Il ruolo delle tecnologie nella memoria e nel lutto trova ulteriore approfondimento nel concetto di ‘lutto impossibile’ introdotto da Sherry Turkle, sociologa e psicologa statunitense, esperta nell’analisi dell’impatto delle tecnologie digitali sulle relazioni umane e sull’identità. Nel libro Alone together. Why we expect more from technology and less from each other (di cui approfondisce le tematiche in questo TED del 2011), Turkle sostiene che nell’era dei social siamo connessi in modo troppo pervasivo, o semplicemente troppo, per poter lasciar andare. Qualcuno potrebbe obiettare che questa forma di memoria digitale è una possibilità preziosa per conservare ciò che ci è caro, ma c’è una differenza fondamentale tra conservare e rifugiarsi in una realtà ingannevole: nel primo caso, il passato si colloca in un tempo separato, dandoci la possibilità di accettarlo ed evocarlo quando ne abbiamo desiderio, nel secondo il confine tra passato e presente si dissolve, e il dolore può diventare un vortice. Della fragilità emotiva che contraddistingue l’epoca del digitale, Paolo Crepet dice: “Il persistente confronto col passato rende impossibile alla sofferenza di sfumare. Questo stallo emotivo non permette più alla persona che ha subito una perdita di elaborare il lutto in modo naturale, ma la costringe a vivere una condizione sospesa, la imprigiona in un ciclo di memoria in loop”. Con l’avvento dei social e delle piattaforme di comunicazione, abbiamo infatti imparato a convivere con una condizione di memoria permanente, dove le immagini e i suoni che rievocano il passato si mescolano alla vita quotidiana, senza lasciare il tempo necessario per elaborare le emozioni.

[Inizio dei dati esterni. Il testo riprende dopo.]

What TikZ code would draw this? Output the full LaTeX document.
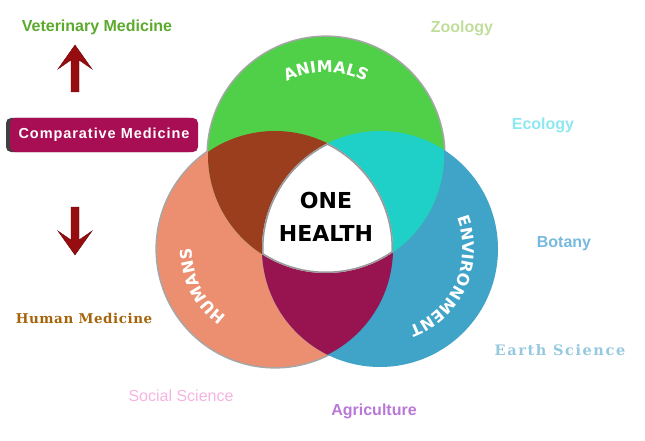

La questione del lutto nel XXI secolo è un invito a ripensare la nostra relazione con il tempo, la memoria e la sofferenza. Il digitale, se da un lato ci consente di mantenere il contatto con ciò che è stato, dall’altro ci costringe a convivere con fantasmi che essa stessa alimenta, in una condizione di “non distacco” dove il lutto non ha la possibilità di decantare nel tempo e ci ingabbia in una dimensione senza fine. Interrompere questa perpetua ripetizione dei ricordi e fare spazio al dolore non è solo un atto di disconnessione tecnologica ma è anche, e soprattutto, un movimento interiore, che ci restituisce il tempo che meritiamo per elaborare. Scriveva Simone Weil in L’ombra e la grazia: “Accettare la perdita è accettare il vuoto, e il vuoto è ciò che permette di ricominciare”. Forse la risposta sta nel rendere questo vuoto uno spazio in cui il dolore può sedimentarsi, lasciando che il silenzio, l’assenza e la nostalgia ritrovino il loro ritmo. D’altronde la sofferenza non è lineare, e non scompare: cambia forma. Per questo motivo, l’accettazione del vuoto diventa un atto di liberazione, e di coraggio.